Large vision-language models (VLMs) have made great achievements in Earth vision. However, complex disaster scenes with diverse disaster types, geographic regions, and satellite sensors have posed new challenges for VLM applications. To fill this gap, we curate a remote sensing vision-language dataset (DisasterM3) for global-scale disaster assessment and response. DisasterM3 includes 26,988 bi-temporal satellite images and 123k instruction pairs across 5 continents, with three characteristics: 1) Multi-hazard: DisasterM3 involves 36 historical disaster events with significant impacts, which are categorized into 10 common natural and man-made disasters. 2)Multi-sensor: Extreme weather during disasters often hinders optical sensor imaging, making it necessary to combine Synthetic Aperture Radar (SAR) imagery for post-disaster scenes. 3) Multi-task: Based on real-world scenarios, DisasterM3 includes 9 disaster-related visual perception and reasoning tasks, harnessing the full potential of VLM's reasoning ability with progressing from disaster-bearing body recognition to structural damage assessment and object relational reasoning, culminating in the generation of long-form disaster reports. We extensively evaluated 14 generic and remote sensing VLMs on our benchmark, revealing that state-of-the-art models struggle with the disaster tasks, largely due to the lack of a disaster-specific corpus, cross-sensor gap, and damage object counting insensitivity. Focusing on these issues, we fine-tune four VLMs using our dataset and achieve stable improvements across all tasks, with robust cross-sensor and cross-disaster generalization capabilities. The code and data are available at: https://github.com/Junjue-Wang/DisasterM3.

Figures (13)

• Figure 1: Task taxonomy in DisasterM3 dataset. Each scene includes the paired pre- and post-disaster images. The modalities of post-disaster images are optical or SAR. The 9 tasks derive from 5 essential capabilities for bi-temporal disaster assessment and response: recognition, counting, localization, reasoning, and report generation.

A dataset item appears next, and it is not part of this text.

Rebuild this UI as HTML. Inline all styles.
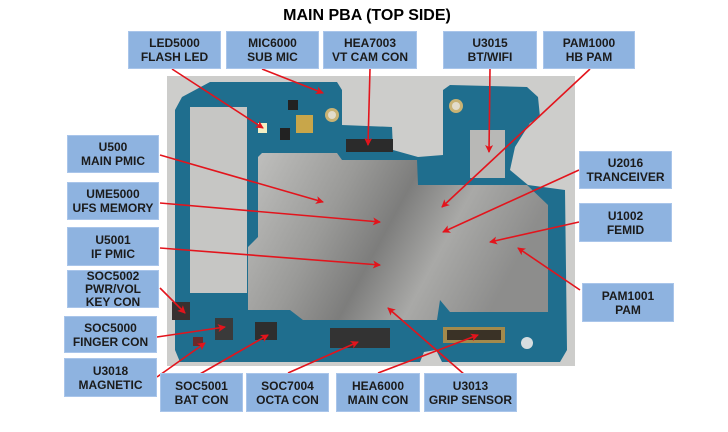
<!DOCTYPE html>
<html><head><meta charset="utf-8"><style>
html,body{margin:0;padding:0;background:#fff;}
body{width:728px;height:432px;position:relative;overflow:hidden;font-family:"Liberation Sans",sans-serif;}
.t{position:absolute;left:0;top:7px;width:734px;text-align:center;font-weight:bold;font-size:16px;color:#000;}
.b{position:absolute;background:#8eb3e0;border:1px solid #a9c5ea;box-sizing:border-box;display:flex;align-items:center;justify-content:center;text-align:center;font-weight:bold;font-size:12px;line-height:14px;color:#1b1b1b;}
svg{position:absolute;left:0;top:0;}
</style></head><body>
<svg width="728" height="432" viewBox="0 0 728 432">
<defs>
<linearGradient id="sh" x1="0" y1="0" x2="1" y2="0.3">
<stop offset="0" stop-color="#c2c2c0"/><stop offset="0.35" stop-color="#9a9a98"/><stop offset="0.55" stop-color="#7d7d7c"/><stop offset="0.75" stop-color="#a9a9a7"/><stop offset="1" stop-color="#8d8d8c"/>
</linearGradient>
<marker id="ah" markerWidth="8" markerHeight="8" refX="7" refY="4" orient="auto" markerUnits="userSpaceOnUse"><path d="M0,0 L8,4 L0,8 L2,4z" fill="#e3141c"/></marker>
</defs>
<rect x="167" y="76" width="408" height="290" fill="#cdcdcb"/>
<path d="M182,97 L210,82 L337,82 L342,90 L342,125 L392,127 L393,150 L418,157 L443,155 L443,90 L450,85 L527,87 L538,97 L540,117 L530,123 L515,147 L510,170 L528,185 L565,190 L567,350 L560,362 L442,362 L436,350 L424,352 L420,362 L180,362 L175,350 L175,110 Z" fill="#1f6e8e"/>
<path d="M190,107 L247,107 L247,293 L190,293 Z" fill="#c6c6c4"/>
<path d="M258,157 L262,153 L337,153 L342,160 L417,160 L418,185 L527,185 L548,205 L548,312 L450,312 L440,300 L437,320 L303,320 L290,310 L248,310 L248,247 L258,237 Z" fill="url(#sh)"/>
<rect x="470" y="130" width="35" height="48" fill="#b8b8b6"/>
<circle cx="332" cy="115" r="7" fill="#c9b374"/><circle cx="332" cy="115" r="4" fill="#e2dccb"/>
<circle cx="456" cy="106" r="7" fill="#c9b374"/><circle cx="456" cy="106" r="4" fill="#e2dccb"/>
<circle cx="527" cy="343" r="6" fill="#d6dde0"/>
<rect x="296" y="115" width="17" height="18" fill="#c8a64a"/>
<rect x="258" y="123" width="9" height="10" fill="#f2efc4"/>
<rect x="346" y="139" width="47" height="13" fill="#2b2b2b"/>
<rect x="330" y="328" width="60" height="20" fill="#333"/>
<rect x="443" y="327" width="62" height="16" fill="#a38a4c"/><rect x="447" y="330" width="54" height="10" fill="#3a3226"/>
<rect x="255" y="322" width="22" height="18" fill="#2e2e2e"/>
<rect x="215" y="318" width="18" height="22" fill="#3a3a3a"/>
<rect x="172" y="302" width="18" height="18" fill="#383030"/>
<rect x="193" y="337" width="10" height="9" fill="#6b2a2a"/>
<rect x="288" y="100" width="10" height="10" fill="#222"/>
<rect x="280" y="128" width="10" height="12" fill="#222"/>
<g stroke="#e3141c" stroke-width="1.6" fill="none" marker-end="url(#ah)">
<line x1="172" y1="69" x2="263" y2="128"/>
<line x1="262" y1="69" x2="323" y2="93"/>
<line x1="370" y1="69" x2="368" y2="145"/>
<line x1="490" y1="69" x2="489" y2="152"/>
<line x1="590" y1="69" x2="442" y2="207"/>
<line x1="160" y1="155" x2="323" y2="202"/>
<line x1="160" y1="203" x2="380" y2="222"/>
<line x1="160" y1="248" x2="380" y2="265"/>
<line x1="160" y1="288" x2="185" y2="313"/>
<line x1="157" y1="337" x2="225" y2="327"/>
<line x1="157" y1="377" x2="205" y2="343"/>
<line x1="200" y1="374" x2="268" y2="335"/>
<line x1="288" y1="373" x2="358" y2="342"/>
<line x1="378" y1="373" x2="478" y2="335"/>
<line x1="465" y1="375" x2="388" y2="308"/>
<line x1="579" y1="170" x2="443" y2="232"/>
<line x1="579" y1="222" x2="490" y2="242"/>
<line x1="580" y1="290" x2="518" y2="248"/>
</g>
</svg>
<div class="t">MAIN PBA (TOP SIDE)</div>
<div class="b" style="left:128px;top:31px;width:93px;height:38px">LED5000<br>FLASH LED</div>
<div class="b" style="left:226px;top:31px;width:93px;height:38px">MIC6000<br>SUB MIC</div>
<div class="b" style="left:323px;top:31px;width:94px;height:38px">HEA7003<br>VT CAM CON</div>
<div class="b" style="left:443px;top:31px;width:94px;height:38px">U3015<br>BT/WIFI</div>
<div class="b" style="left:543px;top:31px;width:92px;height:38px">PAM1000<br>HB PAM</div>
<div class="b" style="left:67px;top:135px;width:92px;height:38px">U500<br>MAIN PMIC</div>
<div class="b" style="left:67px;top:182px;width:92px;height:38px">UME5000<br>UFS MEMORY</div>
<div class="b" style="left:67px;top:227px;width:92px;height:39px">U5001<br>IF PMIC</div>
<div class="b" style="left:67px;top:270px;width:92px;height:38px;line-height:13px">SOC5002<br>PWR/VOL<br>KEY CON</div>
<div class="b" style="left:64px;top:316px;width:93px;height:37px">SOC5000<br>FINGER CON</div>
<div class="b" style="left:64px;top:358px;width:93px;height:39px">U3018<br>MAGNETIC</div>
<div class="b" style="left:160px;top:373px;width:83px;height:39px">SOC5001<br>BAT CON</div>
<div class="b" style="left:246px;top:373px;width:83px;height:39px">SOC7004<br>OCTA CON</div>
<div class="b" style="left:336px;top:373px;width:84px;height:39px">HEA6000<br>MAIN CON</div>
<div class="b" style="left:424px;top:373px;width:93px;height:39px">U3013<br>GRIP SENSOR</div>
<div class="b" style="left:579px;top:151px;width:93px;height:38px">U2016<br>TRANCEIVER</div>
<div class="b" style="left:579px;top:203px;width:93px;height:39px">U1002<br>FEMID</div>
<div class="b" style="left:582px;top:283px;width:92px;height:39px">PAM1001<br>PAM</div>
</body></html>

• Figure 2: The DisasterM3 dataset involves 36 significant natural and man-made disaster events (10 types) across five continents. Diverse disaster-centric tasks provide a comprehensive evaluation benchmark for VLMs.
• Figure 3: Disaster referring segmentation task involves disaster-bearing body mapping and risk analysis. By querying, rescuers could accurately locate the disaster-related objects.
• Figure 4: Damaged object relational reasoning task describes spatial relationships between key facilities, revealing crucial patterns in the object dependencies.
• Figure 5: (Left) The disaster comprehensive reports provide a holistic analysis of disaster situations and evidence-based rescue support. It is notable that immediate earthquake response prioritizes deploying temporary shelters within the stadium for displaced survivors, an intervention demonstrated in the post-disaster image. (Right) Word cloud of reports shows that the disaster-centric words have a considerable degree of diversity.